Para o episcopado, “as conclusões e sugestões apresentadas [no relatório da Comissão Independente liderada pelo pedopsiquiatra Pedro Strecht] estão a ser tidas em conta” e será feito “tudo o que for necessário, com firmeza, clareza e determinação, para uma cultura de cuidado e proteção dos menores e adultos vulneráveis”.
“Entre outras resoluções, procederemos à revisão das diretrizes da Conferência Episcopal e dos planos de formação dos seminários e de outras instituições, bem como a conveniente preparação de todos os agentes pastorais”, asseguram os bispos.
Quanto às vítimas de abusos, a hierarquia da Igreja Católica deixa “uma palavra de coragem” às “que ainda guardam a dor no íntimo do seu coração para que possam ‘dar voz ao silêncio’”.

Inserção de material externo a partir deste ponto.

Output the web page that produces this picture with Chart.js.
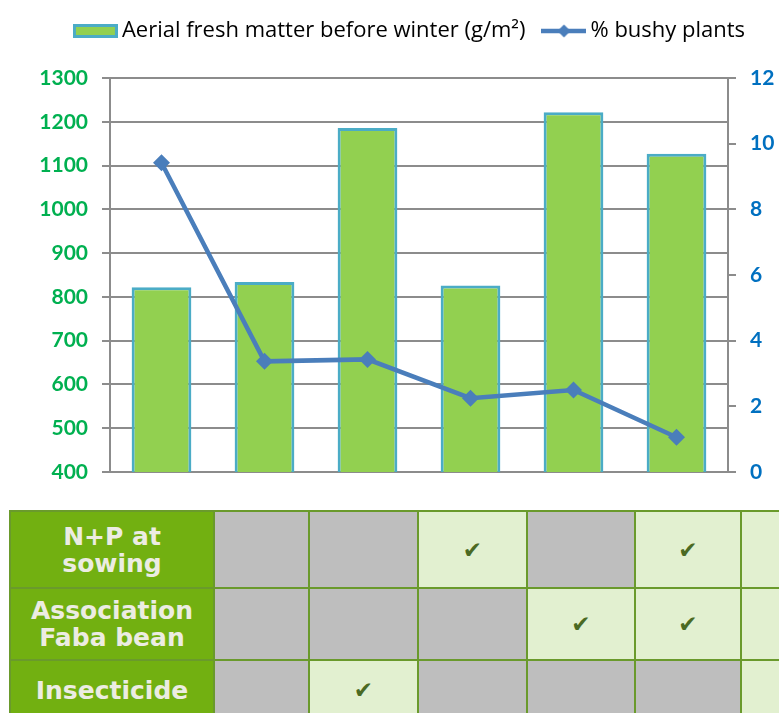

“Estamos disponíveis para acolher a vossa escuta através de um grupo específico, que será articulado com a Equipa de Coordenação Nacional das Comissões Diocesanas de Proteção de Menores e Adultos Vulneráveis”, acrescenta.
Os bispos manifestam, ainda, “’tolerância zero’ para com todos os abusadores e para com aqueles que, de alguma forma, ocultaram os abusos praticados dentro da Igreja Católica” e reconhecem “a necessidade de estruturas concretas para o seu acompanhamento espiritual, pastoral e terapêutico”.

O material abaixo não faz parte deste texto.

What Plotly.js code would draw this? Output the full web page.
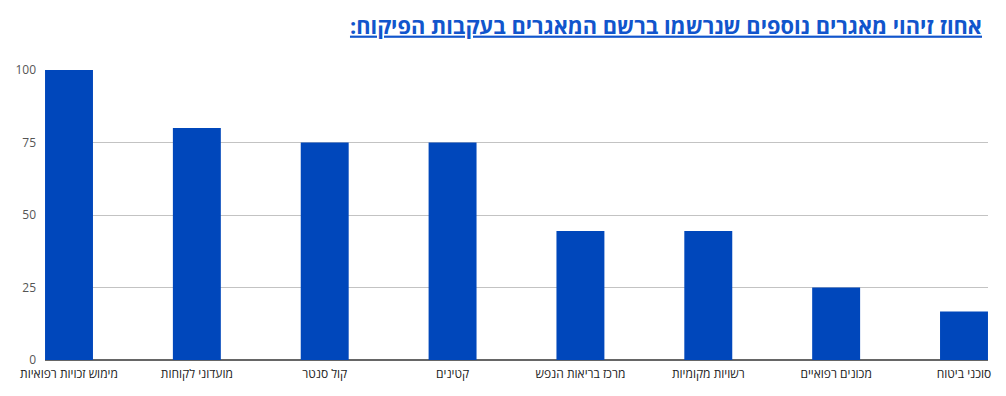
<!DOCTYPE html>
<html>
<head>
<meta charset="utf-8">
<script src="https://cdn.plot.ly/plotly-3.0.1.min.js"></script>
<style>html,body{margin:0;padding:0;background:#fff;}#chart{width:1006px;height:396px;}</style>
</head>
<body>
<div id="chart"></div>
<script>
const categories = ["מימוש זכויות רפואיות", "מועדוני לקוחות", "קול סנטר", "קטינים", "מרכז בריאות הנפש", "רשויות מקומיות", "מכונים רפואיים", "סוכני ביטוח"];
const values = [100, 80, 75, 75, 44.5, 44.5, 25, 16.7];
const yTicks = [0, 25, 50, 75, 100];
const titleText = "אחוז זיהוי מאגרים נוספים שנרשמו ברשם המאגרים בעקבות הפיקוח:";

const trace = {
  type: "bar",
  x: categories.map((c, i) => i),
  y: values,
  marker: {color: "#0047BB"},
  hoverinfo: "none"
};

const layout = {
  width: 1006, height: 396,
  margin: {l: 45, r: 18, t: 70, b: 36},
  paper_bgcolor: "#fff", plot_bgcolor: "#fff",
  bargap: 0.625,
  showlegend: false,
  title: {
    text: "<u>\u200F" + titleText + "\u200F</u>",
    font: {family: "Open Sans", size: 21.8, color: "#1155cc", weight: "bold"},
    x: 982 / 1006, xref: "container", xanchor: "right",
    y: 1 - 26 / 396, yref: "container", yanchor: "middle"
  },
  xaxis: {
    range: [-0.1877, 7.1877],
    tickmode: "array",
    tickvals: categories.map((c, i) => i),
    ticktext: categories,
    showgrid: false,
    zeroline: false,
    showline: false,
    ticks: "",
    ticklabelstandoff: 5,
    tickfont: {family: "Open Sans", size: 12, color: "#222"},
    fixedrange: true
  },
  yaxis: {
    range: [0, 100],
    tickmode: "array",
    tickvals: yTicks,
    ticktext: yTicks.map(String),
    showgrid: true,
    gridcolor: "#c3c3c3",
    gridwidth: 1,
    zeroline: true,
    zerolinecolor: "#666",
    zerolinewidth: 1.5,
    ticks: "",
    ticklabelstandoff: 8,
    tickfont: {family: "Open Sans", size: 12, color: "#555"},
    fixedrange: true
  }
};

Plotly.newPlot("chart", [trace], layout, {displayModeBar: false, staticPlot: true});
</script>
</body>
</html>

No comunicado, é também deixado um agradecimento pelo “trabalho da Comissão Independente pedido pela Conferência Episcopal Portuguesa, que tinha desde o início objetivos e prazos definidos” e, a todos os fiéis e sacerdotes “que servem a Igreja e que neste momento sofrem com os impactos deste estudo”, é manifestada “proximidade e encorajamento, na esperança de que estas circunstâncias (…) estimulem à renovação da própria Igreja”.
Refira-se que a Comissão Independente para o Estudo dos Abusos Sexuais de Crianças na Igreja Católica, que validou 512 dos 564 testemunhos recebidos, apontando, por extrapolação, para um número mínimo de vítimas da ordem das 4.815, alertou desde logo que os dados “devem ser entendidos como a ‘ponta do iceberg'”.
Vinte e cinco casos foram reportados ao Ministério Público, que deram origem à abertura de 15 inquéritos, dos quais nove foram já arquivados, permanecendo seis em investigação.
Estes testemunhos referem-se a casos ocorridos no período compreendido entre 1950 e 2022, o espaço temporal que abrangeu o trabalho da comissão.
Hoje de manhã, a comissão entregou à CEP a lista dos alegados abusadores.